One of the most accessible lagoons is in one of the most inaccessible places in a sandbank off the island of Huralwahi. I love the charming combination of these two distinctively Maldives features. (Photos courtesy of Shahudan Ibrahim)
Everyone will be clamouring for the best seat in the house (or pub) to watch the culmination of the football season with the Tottenham vs. Man City Champions League game today (though it will be tough to match the excitement of the semis which got them both here). Fortunately, at Hurawalhi, all the guests are treated to a fine view of the periodic staff matches. Unlike most resorts, the pitch is not segregated in the back out of sight in a sequestered staff area, but front and (literally) center (of the fitness facilities) that makes it all the more encouraging for guests to join in or watch. And the grounds themselves are as high standard as the 5-star property itself with state of the art flood lit astro turf.

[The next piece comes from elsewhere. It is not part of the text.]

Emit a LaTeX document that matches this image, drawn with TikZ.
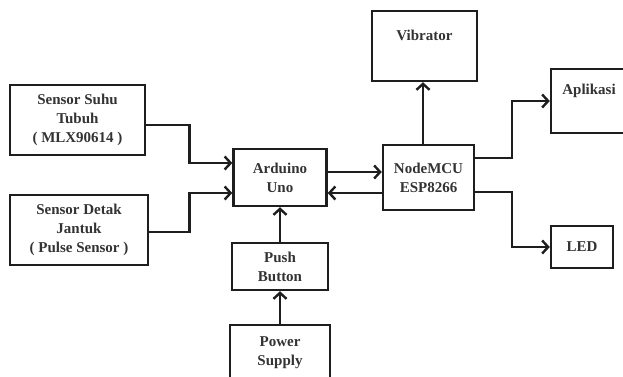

If you want to get to see your sharks with jet speed, then Hurawalhi offers a diving speed boat. Not a typical diving dhoni that chugs along to your dive site, but a proper speed boat that gets you there in half the time. It not only saves time just sitting on the boat when you could be back on the resort sipping pina coladas, but is handy in other ways. The dive masters got reports of a juvenile whale shark in the area and in the boat we were able to do a quick reckie to see if it was still around before proceeding home (no luck).
Many Maldives spas have relaxation areas often for chilling before or after a treatment, but Hurawalhi has a separate meditation room devoted to a higher plane of mindfulness. A range of comfortable mats and sitting adjacent to the “ringing bowls” for those who want to incorporate those into their practice.
One of my other hobbies (with accompanying website) is rowing. Small-world coincidence, one of my fellow coaches at Marlow Rowing Club, Imogen Walsh, was one of the first rowing coaches in the Maldives stationed there for a year to help develop the sport. One of my first “Haven’t Seen Yet” items is finding a resort with a sculling boat (and there still are none). But the Life Fitness “water rower” at Hurawalhi is designed to most closely simulate the action of rowing in the water with a slider seat the resistance is actually created by a small tank of water at the foot of the apparatus. State-of-the art rowing training with a striking large window view of the nearby ocean to provide that extra aesthetic water feel.
Something about a map that has detailed artistry and exotic allure. It tells an aerial pictorial story of some part of the planet. Ocean maps are often the most enchanting with their sinuous coastlines and patterns of inlets and isles.
Naturally, maps of the Maldives are bursting with this adventurous charm. Huawalhi has a employed one of the more antiquarian depictions of the “Laquedives” as a design highlight in its villas. Blotter, cases, lampshades, etc. use segments of these ancient charts. Very reminiscent of one of our favourite designers, Alviero Martini’s “1ª Classe’ line of fashion and accessories.
Hurawalhi’s Duniye Spa goes far beyond the ubiquitous sound track of ambient recording featuring soft acoustic instrumentals often mixed with a smattering of nature sounds like whale calls or water lapping. They offer a variety of “Sound Therapy” sessions and techniques including a collection of ringing bowls (see below) and a rain stick (see above). Our family really appreciated this distinctive offering as Chase (our son) has his degree in “Sound Art and Design” and Lori is a professional classical musician, so we are quite familiar with the salutary effects of soothing sounds.
While bottles are standard décor for a bar, traditionally arranged across long, mirrored shelved behind the bar, Hurawalhi’s Tattinger Champagne bar is the first time I’ve seen cork as the theme of the décor. The drinks table look like corks Stewart Little would have in his lounge. And, the bar stools were particular inspired with the stool legs made to look like muselets.
“Going green” is common practice for Maldives resorts who very existence if so dependent on and interwoven with the surrounding natural beauty. But I’ve never seen quite as much “green” as Hurawalhi’s staff compound wall. Nearly all resorts have segregated staff areas where a lot of the machinery of the resort is situated and the staff can conduct their lives freely (eg. walk around in their casual clothes instead of smart uniforms). A number of resorts make an effort to dress these walls or fences up a bit so they blend into the surrounding a bit more, but few have gone to the length of Hurawalhi with their greenery wrapped enclosure.